As talks on austerity proposals which aim to reduce the enormous budget deficit continue to dominate the headlines, we must not overlook the importance of protecting the banking sector and creating an attractive environment for investment.

With Lebanon suffering one of the highest levels of public debt in the world - approximately 150% of GDP - there is no doubt that the 2019 state budget must comprise drastic cost cutting measures to revitalize the economy.


Taxes on interest may repel deposits

The increase in the taxes on interest earned from banking deposits, approved by Ministers in early May, will lead to the opposite of the intended result.
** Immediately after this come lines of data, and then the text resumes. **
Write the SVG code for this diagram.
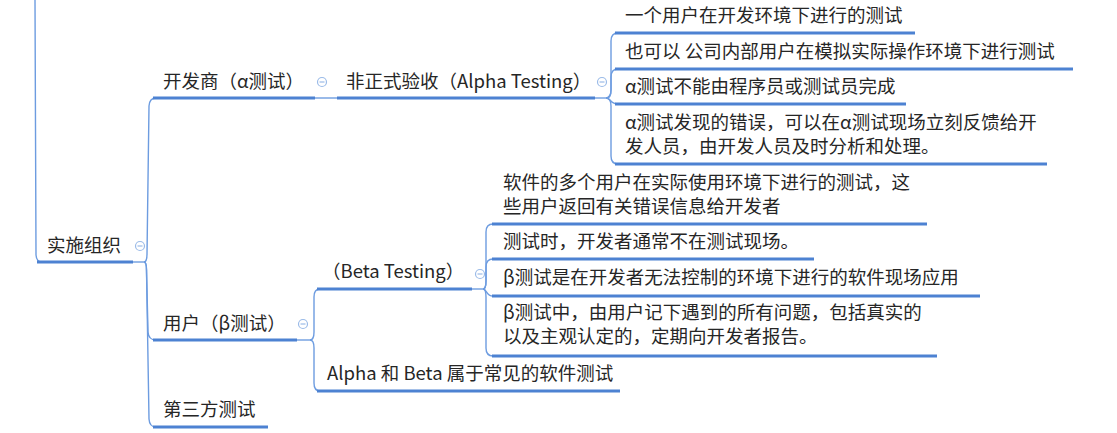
<svg xmlns="http://www.w3.org/2000/svg" width="1117" height="433" viewBox="0 0 1117 433">
<style>
text{font-family:"Microsoft YaHei","Noto Sans CJK SC","Noto Sans",sans-serif;font-size:18.5px;fill:#262626}
.ul{stroke:#4d82d2;stroke-width:3;fill:none;stroke-linecap:butt}
.cn{stroke:#6d9ce0;stroke-width:1.4;fill:none}
.tg circle{fill:#fff;stroke:#9bbbe8;stroke-width:1.2}
.tg line{stroke:#9bbbe8;stroke-width:1.2}
</style>
<rect width="1117" height="433" fill="#fff"/>
<g id="connectors">
<path class="cn" d="M35,0 L36,255 Q36.5,262 42,262"/>
<path class="cn" d="M133,262 L144,262"/>
<path class="cn" d="M144,262 Q147,262 147,254 L149,106 Q149.5,98 156,98"/>
<path class="cn" d="M144,262 Q146.5,262 146.5,270 L148,332 Q148.5,340 156,340"/>
<path class="cn" d="M144,262 Q146.5,262 146.5,270 L149,419 Q149.5,427 156,427"/>
<path class="cn" d="M315,98 L337,98"/>
<path class="cn" d="M595,98 L606,98"/>
<path class="cn" d="M606,98 Q611,98 611,90 L611,41 Q611,33 618,33"/>
<path class="cn" d="M606,98 Q611,98 611,90 L611,77 Q611,69 618,69"/>
<path class="cn" d="M606,98 C611,98 610,104 618,104"/>
<path class="cn" d="M606,98 Q611,98 611,106 L611,156 Q611,164 618,164"/>
<path class="cn" d="M297,340 L310,340"/>
<path class="cn" d="M310,340 Q314,340 314,332 L314,297 Q314,289 320,289"/>
<path class="cn" d="M310,340 Q314,340 314,348 L314,383 Q314,391 320,391"/>
<path class="cn" d="M472,289 L483,289"/>
<path class="cn" d="M483,289 Q486,289 486,281 L486,232 Q486,224 493,224"/>
<path class="cn" d="M483,289 Q486,289 486,281 L486,267 Q486,259 493,259"/>
<path class="cn" d="M483,289 C487,289 486,296 493,296"/>
<path class="cn" d="M483,289 Q486,289 486,297 L486,348 Q486,356 493,356"/>
</g>
<g id="n-root">
<line class="ul" x1="37" y1="262" x2="133" y2="262"/>
<text x="47" y="252">实施组织</text>
<g class="tg"><circle cx="140" cy="246" r="4.5"/><line x1="137.5" y1="246" x2="142.5" y2="246"/></g>
</g>
<g id="n-dev">
<line class="ul" x1="153" y1="98" x2="315" y2="98"/>
<text x="163" y="88">开发商（α测试）</text>
<g class="tg"><circle cx="322" cy="82" r="4.5"/><line x1="319.5" y1="82" x2="324.5" y2="82"/></g>
</g>
<g id="n-alpha">
<line class="ul" x1="337" y1="98" x2="595" y2="98"/>
<text x="346" y="88">非正式验收（Alpha Testing）</text>
<g class="tg"><circle cx="602" cy="82" r="4.5"/><line x1="599.5" y1="82" x2="604.5" y2="82"/></g>
</g>
<g id="n-a1">
<line class="ul" x1="615" y1="33" x2="915" y2="33"/>
<text x="625" y="22">一个用户在开发环境下进行的测试</text>
</g>
<g id="n-a2">
<line class="ul" x1="615" y1="69" x2="1073" y2="69"/>
<text x="625" y="58">也可以 公司内部用户在模拟实际操作环境下进行测试</text>
</g>
<g id="n-a3">
<line class="ul" x1="615" y1="104" x2="906" y2="104"/>
<text x="625" y="93">α测试不能由程序员或测试员完成</text>
</g>
<g id="n-a4">
<line class="ul" x1="615" y1="164" x2="1047" y2="164"/>
<text x="625" y="129">α测试发现的错误，可以在α测试现场立刻反馈给开<tspan x="625" y="153">发人员，由开发人员及时分析和处理。</tspan></text>
</g>
<g id="n-user">
<line class="ul" x1="153" y1="340" x2="297" y2="340"/>
<text x="163" y="330">用户（β测试）</text>
<g class="tg"><circle cx="303" cy="324" r="4.5"/><line x1="300.5" y1="324" x2="305.5" y2="324"/></g>
</g>
<g id="n-beta">
<line class="ul" x1="317" y1="289" x2="472" y2="289"/>
<text x="322" y="278">（Beta Testing）</text>
<g class="tg"><circle cx="480" cy="274" r="4.5"/><line x1="477.5" y1="274" x2="482.5" y2="274"/></g>
</g>
<g id="n-b1">
<line class="ul" x1="492" y1="224" x2="927" y2="224"/>
<text x="503" y="189">软件的多个用户在实际使用环境下进行的测试，这<tspan x="503" y="213">些用户返回有关错误信息给开发者</tspan></text>
</g>
<g id="n-b2">
<line class="ul" x1="492" y1="259" x2="814" y2="259"/>
<text x="503" y="248">测试时，开发者通常不在测试现场。</text>
</g>
<g id="n-b3">
<line class="ul" x1="492" y1="296" x2="980" y2="296"/>
<text x="503" y="284">β测试是在开发者无法控制的环境下进行的软件现场应用</text>
</g>
<g id="n-b4">
<line class="ul" x1="492" y1="356" x2="937" y2="356"/>
<text x="503" y="319">β测试中，由用户记下遇到的所有问题，包括真实的<tspan x="503" y="343">以及主观认定的，定期向开发者报告。</tspan></text>
</g>
<g id="n-ab">
<line class="ul" x1="317" y1="391" x2="620" y2="391"/>
<text x="327" y="380">Alpha 和 Beta 属于常见的软件测试</text>
</g>
<g id="n-third">
<line class="ul" x1="153" y1="427" x2="268" y2="427"/>
<text x="163" y="416">第三方测试</text>
</g>
</svg>
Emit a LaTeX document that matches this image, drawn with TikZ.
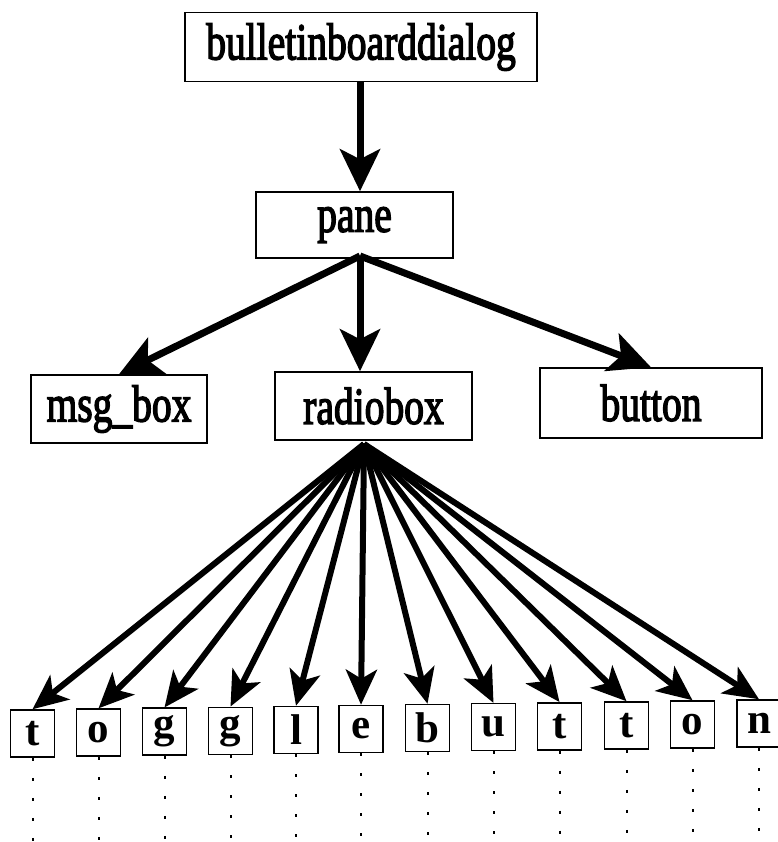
\documentclass[tikz,border=0pt]{standalone}
\usepackage{fontspec}
\setmainfont{Liberation Serif}
\newfontfamily\labelfont[FakeBold=3]{Liberation Serif}
\usetikzlibrary{arrows.meta}
\begin{document}
\begin{tikzpicture}[x=1pt,y=-1pt,
 box/.style={draw,line width=1.5pt,inner sep=0pt,font=\labelfont\fontsize{52}{52}\selectfont},
 letterbox/.style={draw,line width=1.5pt,inner sep=0pt,minimum width=44pt,minimum height=47pt,font=\bfseries\fontsize{43}{43}\selectfont},
 bigarrow/.style={line width=7pt,-{Stealth[length=42pt,width=40pt,inset=10pt]}},
 fanarrow/.style={line width=6pt,-{Stealth[length=35pt,width=31pt,inset=9pt]}},
 dotline/.style={line width=2pt,dash pattern=on 3pt off 17pt}]
\useasboundingbox (0,0) rectangle (777,842);
\node[box,minimum width=352pt,minimum height=69pt] (top) at (361,47) {\scalebox{0.76}[1]{bulletinboarddialog}};
\node[box,minimum width=197pt,minimum height=66pt] (pane) at (354.5,225) {\scalebox{0.76}[1]{pane}};
\node[box,minimum width=176pt,minimum height=68pt] (msg) at (119,409) {\scalebox{0.76}[1]{msg\_box}};
\node[box,minimum width=197pt,minimum height=68pt] (radio) at (373.5,406) {\scalebox{0.76}[1]{radiobox}};
\node[box,minimum width=222pt,minimum height=70pt] (button) at (651,403) {\scalebox{0.76}[1]{button}};
\coordinate (ps) at (360,256);
\coordinate (rs) at (364,444);
\draw[bigarrow] (top.south -| ps) -- (ps |- pane.north);
\draw[bigarrow] (ps) -- (msg.north);
\draw[bigarrow] (ps) -- (ps |- radio.north);
\draw[bigarrow] (ps) -- (button.north);
\foreach \c/\x/\y [count=\i] in {t/32.5/733.5, o/98.5/732.6, g/164.5/731.7, g/230.5/730.8, l/296/730, e/361/729, b/427.5/728, u/493.5/727.2, t/559.5/726.3, t/626.5/725.5, o/692.5/724.5, n/759/723.5}{
  \node[letterbox] (l\i) at (\x,\y) {\c};
  \draw[fanarrow] (rs) -- (l\i.north);
  \coordinate (d\i) at (\x,842);
  \draw[dotline] (l\i.south) -- (d\i);
}
\end{tikzpicture}
\end{document}
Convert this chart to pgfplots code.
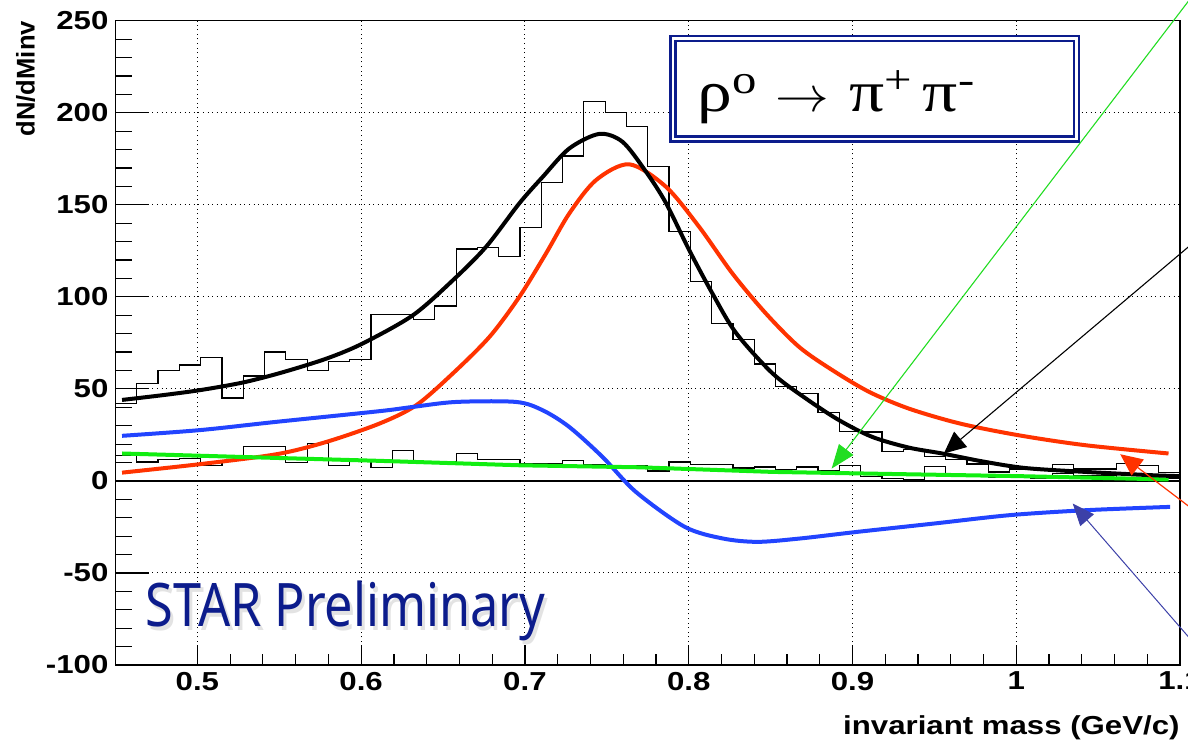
\documentclass[border=0pt]{standalone}
\usepackage{fontspec}
\setmainfont{Liberation Sans}[FakeStretch=1.2]
\newfontfamily\ylabfont{Liberation Sans}
\newfontfamily\titlefont{Liberation Serif}[FakeStretch=1.2]
\newfontfamily\starfont{Noto Sans}[FakeStretch=0.84]
\usepackage{pgfplots}
\pgfplotsset{compat=1.18}
\usetikzlibrary{arrows.meta}

\definecolor{rootred}{HTML}{FF3300}
\definecolor{rootblue}{HTML}{2244FF}
\definecolor{rootgreen}{HTML}{11EE11}
\definecolor{arrgreen}{HTML}{22DD22}
\definecolor{starblue}{HTML}{0C1C8C}
\definecolor{arrblue}{HTML}{3C40A8}

\begin{document}
\begin{tikzpicture}
\useasboundingbox (0,0) rectangle (594pt,370.5pt);
\begin{axis}[at={(57.75pt,38pt)}, anchor=south west, scale only axis,
  width=532.25pt, height=322.15pt, xmin=0.45, xmax=1.1, ymin=-100, ymax=250,
  clip=false,
  xtick={0.5,0.6,0.7,0.8,0.9,1,1.1}, ytick={-100,-50,0,50,100,150,200,250},
  minor x tick num=4, minor y tick num=4,
  tick align=inside, xtick pos=bottom, ytick pos=left,
  xtick style={/pgfplots/major tick length=10pt, /pgfplots/minor tick length=5.3pt, black, line width=0.6pt},
  ytick style={/pgfplots/major tick length=16.8pt, /pgfplots/minor tick length=8.2pt, black, line width=0.6pt},
  grid=major, grid style={black, line width=0.5pt, dash pattern=on 0.5pt off 1.8pt},
  axis line style={black, line width=0.7pt},
  tick label style={font=\bfseries\fontsize{13}{15}\selectfont},
  /pgf/number format/assume math mode=true,
  xlabel={invariant mass (GeV/c)},
  every axis x label/.style={at={(rel axis cs:1,0)}, anchor=north east, yshift=-25pt, inner sep=0pt,
    font=\bfseries\fontsize{13}{15}\selectfont},
  ylabel={dN/dMinv},
  every axis y label/.style={at={(rel axis cs:0,1)}, xshift=-45pt, rotate=90, anchor=east, inner sep=0pt},
  ylabel style={font=\ylabfont\bfseries\fontsize{12.8}{15}\selectfont},
]
% title box
\draw[starblue, line width=1.3pt, fill=white] (rel axis cs:0.5213,0.8122) rectangle (rel axis cs:0.9052,0.9763);
\draw[starblue, line width=1.2pt] ([xshift=2.6pt,yshift=2.6pt]rel axis cs:0.5213,0.8122) rectangle ([xshift=-2.6pt,yshift=-2.6pt]rel axis cs:0.9052,0.9763);
\node[anchor=base west, inner sep=0pt, font=\titlefont\fontsize{29}{31}\selectfont]
  at (rel axis cs:0.5463,0.8588) {ρ\textsuperscript{o}\hspace{9pt}\scalebox{1.08}[1]{$\rightarrow$}\hspace{10pt}π\textsuperscript{+}\hspace{5pt}π\textsuperscript{-}};

% zero line
\addplot[black, line width=0.6pt] coordinates {(0.45,0) (1.1,0)};

% data histogram
\addplot[black, line width=0.6pt, const plot mark left] coordinates {
(0.450,42) (0.463,53) (0.476,60) (0.489,63) (0.502,67) (0.515,45) (0.528,57) (0.541,70) (0.554,66) (0.567,60)
(0.580,65) (0.593,66) (0.606,90.5) (0.619,90.5) (0.632,87.7) (0.645,95) (0.658,126) (0.671,127) (0.684,122) (0.697,137.5)
(0.710,162) (0.723,176.5) (0.736,206) (0.749,200) (0.762,192.5) (0.775,170.6) (0.788,135.3) (0.801,108.2) (0.814,85.5) (0.827,76.8)
(0.840,63.5) (0.853,51.3) (0.866,47.5) (0.879,37) (0.892,27) (0.905,26.6) (0.918,15.8) (0.931,17) (0.944,13.4) (0.957,11.6)
(0.970,9.2) (0.983,4.9) (0.996,6.5) (1.009,6.2) (1.022,9) (1.035,6.5) (1.048,6.5) (1.061,9.4) (1.074,8.5) (1.087,4.5) (1.100,4.5)};

% lower histogram
\addplot[black, line width=0.6pt, const plot mark left] coordinates {
(0.450,14) (0.463,10.3) (0.476,11.5) (0.489,12) (0.502,8.5) (0.515,11) (0.528,18.9) (0.541,18.9) (0.554,10) (0.567,20.5)
(0.580,8.2) (0.593,11.3) (0.606,7.2) (0.619,16.7) (0.632,10.3) (0.645,10.3) (0.658,14.9) (0.671,11.8) (0.684,11.8) (0.697,9.5)
(0.710,9.5) (0.723,11.1) (0.736,9.1) (0.749,7.3) (0.762,8.5) (0.775,5.4) (0.788,10.3) (0.801,9.1) (0.814,9.1) (0.827,7)
(0.840,7.6) (0.853,6) (0.866,7.6) (0.879,5.5) (0.892,8.5) (0.905,2.2) (0.918,1.5) (0.931,0.5) (0.944,8) (0.957,2.2)
(0.970,3) (0.983,2) (0.996,2) (1.009,1.5) (1.022,4) (1.035,3) (1.048,3) (1.061,1) (1.074,1) (1.087,1.5) (1.100,1.5)};

% fit curves
\addplot[rootred, line width=2pt, smooth] coordinates {
(0.454,4.5) (0.5015,9.1) (0.5483,14.5) (0.5788,21.2) (0.6113,31.2) (0.6336,41.1) (0.656,58.4) (0.6784,78.3)
(0.6966,100) (0.7129,123.6) (0.7271,145.3) (0.7434,163.4) (0.7637,172) (0.7861,159.8) (0.8064,138) (0.8267,112.7)
(0.8471,91) (0.8674,72.8) (0.8877,60.2) (0.9101,48.4) (0.9344,39.3) (0.9655,31.2) (1.0015,24.8) (1.0422,19.4) (1.093,14.9)};
\addplot[rootblue, line width=2pt, smooth] coordinates {
(0.454,24.5) (0.5015,27.6) (0.5483,32.1) (0.6113,37.9) (0.6316,40.2) (0.658,42.9) (0.6946,42.9) (0.7108,38.4)
(0.7271,29.3) (0.7474,13) (0.7678,-6) (0.7977,-25) (0.821,-31.3) (0.842,-33.1) (0.8677,-31.3)
(0.9027,-27.7) (0.9493,-23.2) (0.996,-18.6) (1.0427,-15.9) (1.094,-14.1)};
\addplot[rootgreen, line width=2pt] coordinates {
(0.454,14.9) (0.528,13) (0.6113,10.9) (0.6966,8.5) (0.7698,7.4) (0.8511,4.9) (0.9344,3.6) (1.0015,2.6) (1.093,0.8)};
\addplot[black, line width=2pt, smooth] coordinates {
(0.454,44) (0.478,46.5) (0.5015,49.3) (0.528,53.5) (0.552,59) (0.579,66.5) (0.601,74.7) (0.6316,90) (0.656,109)
(0.6763,127.2) (0.6966,150.8) (0.7109,165.2) (0.7271,180.6) (0.7454,188.5) (0.7596,184.2) (0.7739,168) (0.7861,151)
(0.8003,125.4) (0.8145,101.8) (0.8288,80.5) (0.8511,58.5) (0.8715,44.8) (0.8918,33) (0.9121,23.9) (0.9344,18.1)
(0.9548,14.9) (0.98,10.5) (1.0056,7) (1.0422,4.9) (1.0828,3.1) (1.1,2.6)};

% pointer arrows (their labels lie off the picture)
\draw[arrgreen, line width=0.55pt, -{Triangle[length=12pt,width=9pt]}] (axis cs:1.1337,293.9) -- (axis cs:0.8873,6.7);
\draw[black, line width=0.55pt, -{Triangle[length=11pt,width=10pt]}] (axis cs:1.1357,150.1) -- (axis cs:0.9558,14.9);
\draw[rootred, line width=0.6pt, -{Triangle[length=11pt,width=10pt]}] (axis cs:1.1357,-34.3) -- (axis cs:1.0635,14.5);
\draw[arrblue, line width=0.5pt, -{Triangle[length=11pt,width=9pt]}] (axis cs:1.1357,-116) -- (axis cs:1.0345,-12.3);

% watermark with a faint shadow
\node[anchor=base west, inner sep=0pt, text=gray!22, font=\starfont\fontsize{30}{32}\selectfont]
  at ([xshift=1.5pt,yshift=-2pt]rel axis cs:0.0281,0.0594) {STAR Preliminary};
\node[anchor=base west, inner sep=0pt, text=starblue, font=\starfont\fontsize{30}{32}\selectfont]
  at (rel axis cs:0.0281,0.0594) {STAR Preliminary};
\end{axis}
\end{tikzpicture}
\end{document}
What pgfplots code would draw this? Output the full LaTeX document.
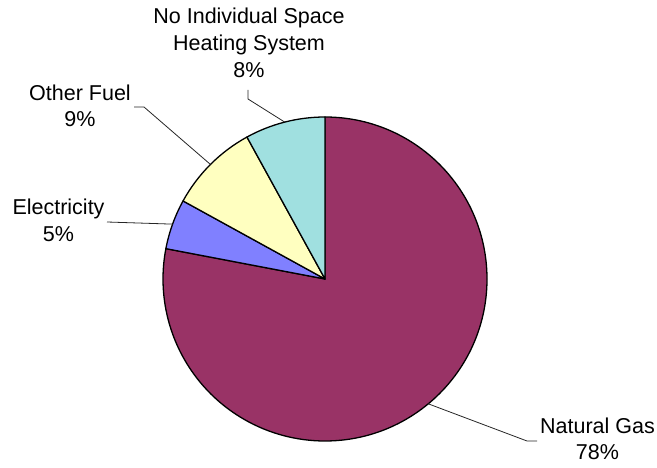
\documentclass[border=0pt]{standalone}
\usepackage{pgfplots}
\pgfplotsset{compat=1.18}
\usepackage{fontspec}
\setmainfont{Liberation Sans}

\definecolor{gascol}{HTML}{993366}
\definecolor{eleccol}{HTML}{8080FF}
\definecolor{fuelcol}{HTML}{FFFFC0}
\definecolor{nonecol}{HTML}{A0E0E0}

% shares of households by main space-heating fuel (percent)
\def\shareGas{78}
\def\shareElec{5}
\def\shareFuel{9}
\def\shareNone{8}

% wedge angles, clockwise from 12 o'clock
\pgfmathsetmacro\aA{90}
\pgfmathsetmacro\aB{\aA-3.6*\shareGas}
\pgfmathsetmacro\aC{\aB-3.6*\shareElec}
\pgfmathsetmacro\aD{\aC-3.6*\shareFuel}
\pgfmathsetmacro\aE{\aD-3.6*\shareNone}
\pgfmathsetmacro\mGas{(\aA+\aB)/2}
\pgfmathsetmacro\mElec{(\aB+\aC)/2}
\pgfmathsetmacro\mFuel{(\aC+\aD)/2}
\pgfmathsetmacro\mNone{(\aD+\aE)/2}

\def\cx{325}
\def\cy{189}
\def\R{162}

\newcommand\lbl[3]{\node[anchor=base,inner sep=0pt] at (axis cs:#1,#2) {#3};}

\begin{document}
\begin{tikzpicture}
\path[use as bounding box] (0,0) rectangle (657bp,468bp);
\begin{axis}[
  at={(0,0)}, anchor=south west,
  width=657bp, height=468bp, scale only axis,
  xmin=0, xmax=657, ymin=0, ymax=468,
  hide axis, clip=false,
]
% wedges
\filldraw[fill=gascol, draw=black, line width=1.3bp, line join=round]
  (axis cs:\cx,\cy) -- ++(\aA:\R bp) arc[start angle=\aA, end angle=\aB, radius=\R bp] -- cycle;
\filldraw[fill=eleccol, draw=black, line width=1.3bp, line join=round]
  (axis cs:\cx,\cy) -- ++(\aB:\R bp) arc[start angle=\aB, end angle=\aC, radius=\R bp] -- cycle;
\filldraw[fill=fuelcol, draw=black, line width=1.3bp, line join=round]
  (axis cs:\cx,\cy) -- ++(\aC:\R bp) arc[start angle=\aC, end angle=\aD, radius=\R bp] -- cycle;
\filldraw[fill=nonecol, draw=black, line width=1.3bp, line join=round]
  (axis cs:\cx,\cy) -- ++(\aD:\R bp) arc[start angle=\aD, end angle=\aE, radius=\R bp] -- cycle;

% leader lines
\draw[line width=0.8bp, black!85] (axis cs:\cx,\cy) ++(\mNone:\R bp) -- (axis cs:248,369) -- (axis cs:248,378);
\draw[line width=0.8bp, black!85] (axis cs:\cx,\cy) ++(\mFuel:\R bp) -- (axis cs:144,361) -- (axis cs:134,361);
\draw[line width=0.8bp, black!85] (axis cs:\cx,\cy) ++(\mElec:\R bp) -- (axis cs:107,246);
\draw[line width=0.8bp, black!85] (axis cs:\cx,\cy) ++(\mGas:\R bp) -- (axis cs:527,27) -- (axis cs:537,27);

% labels
\fontsize{21.5bp}{27bp}\selectfont
\lbl{249}{444}{No Individual Space}
\lbl{249}{417}{Heating System}
\lbl{249}{390}{\shareNone\%}
\lbl{80}{367}{Other Fuel}
\lbl{80}{341}{\shareFuel\%}
\lbl{58.5}{253}{Electricity}
\lbl{58.5}{226}{\shareElec\%}
\lbl{597.5}{34}{Natural Gas}
\lbl{597.5}{8}{\shareGas\%}
\end{axis}
\end{tikzpicture}
\end{document}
It will have an adverse effect and discourage investment of much-needed funds in Lebanese banks.

Despite the current rhetoric that suggests Lebanon is teetering on a precipice, and close to economic collapse, the monetary, banking and financial situation in Lebanon remains stable and I am optimistic that it will remain so.

To ensure that we stay on this positive financial track and in order to preserve a strong, sustainable economy, regulations in the banking sector that aim to attract deposits, rather than repel them, must be considered.


Banks will pay their share

While we are concerned over the negative impact additional taxation will have on banks’ growth and stability, this does not mean banks will not play their role in fixing the state’s finances. On the contrary, banks remain committed to contributing to the debt reduction project.


Lebanese banks have never been reluctant to offer their support to the state: in 2018 they paid more than $2 billion in taxes. However, tightening the noose around their necks through increased taxes will only serve to reduce their revenues.


Banks already pay a tax rate of 40percent to the state, in addition to a ten percent tax on distribution, compared to a tax of around 17 percent on other private sector companies. If tax rates are raised, small and medium banks could end up paying 75 percent tax, threatening the viability and sustainability of institutions that are vital to a strong national economy.


Small and medium –sized depositors will suffer the most

Those who will suffer most from increased taxes on deposits will be small and medium-sized depositors, who often rely on profit generated from their deposits in their day-to-day lives. 

When it comes to larger investors, an increase in tax will compel them to consider other options and potentially take their business elsewhere, even overseas. This would have a devastating impact on the banks’ revenues.

Finally, we must take into consideration the non-resident depositors whose contributions are essential to maintaining a healthy banking sector, but who could easily find alternatives to investing their capital in Lebanon.


The solution

The solution? The revival of the “free banking zone”. This will attract the non-resident depositors through a targeted financial and economic policy by exempting them from additional fees and expenses when investing in Lebanon.

Of course, banks are always willing to lend a hand to the government and to contribute to the mammoth task that is the debt reduction project. However, the state’s request of banks to help out must be realistic and the banks’ contribution must be voluntary.

To guarantee objectivity, requests for assistance must be made in coordination with the Central Bank of Lebanon and the Association of Banks, who both play an important role in preserving the solidity of the sector. Without this coordination, the country’s sovereign credit rating will suffer even more than it already has.


Promoting our financial institutions

The government must continue to support the Central Bank of Lebanon, and not stifle it, as it is the backbone that supports the banking sector. The Association of Banks must also be strengthened as it is the balancing force between protecting the best interests of the Lebanese people and maintaining a productive banking sector.

We must promote our financial institutions instead of launching attacks on our economy. We must restore confidence in our country by promoting the strength of our institutions.

Our lawmakers must ratify policies that provide liquidity to the Lebanese market; stimulate and protect investments in national industries; reestablish confidence in our banks; reduce risk levels; lower interest rates on lending and reactivate the real estate sector. 

We must continue to build on the strength of Lebanon’s banks, in that, to safeguard a strong and stable financial climate by creating a haven for foreign investors.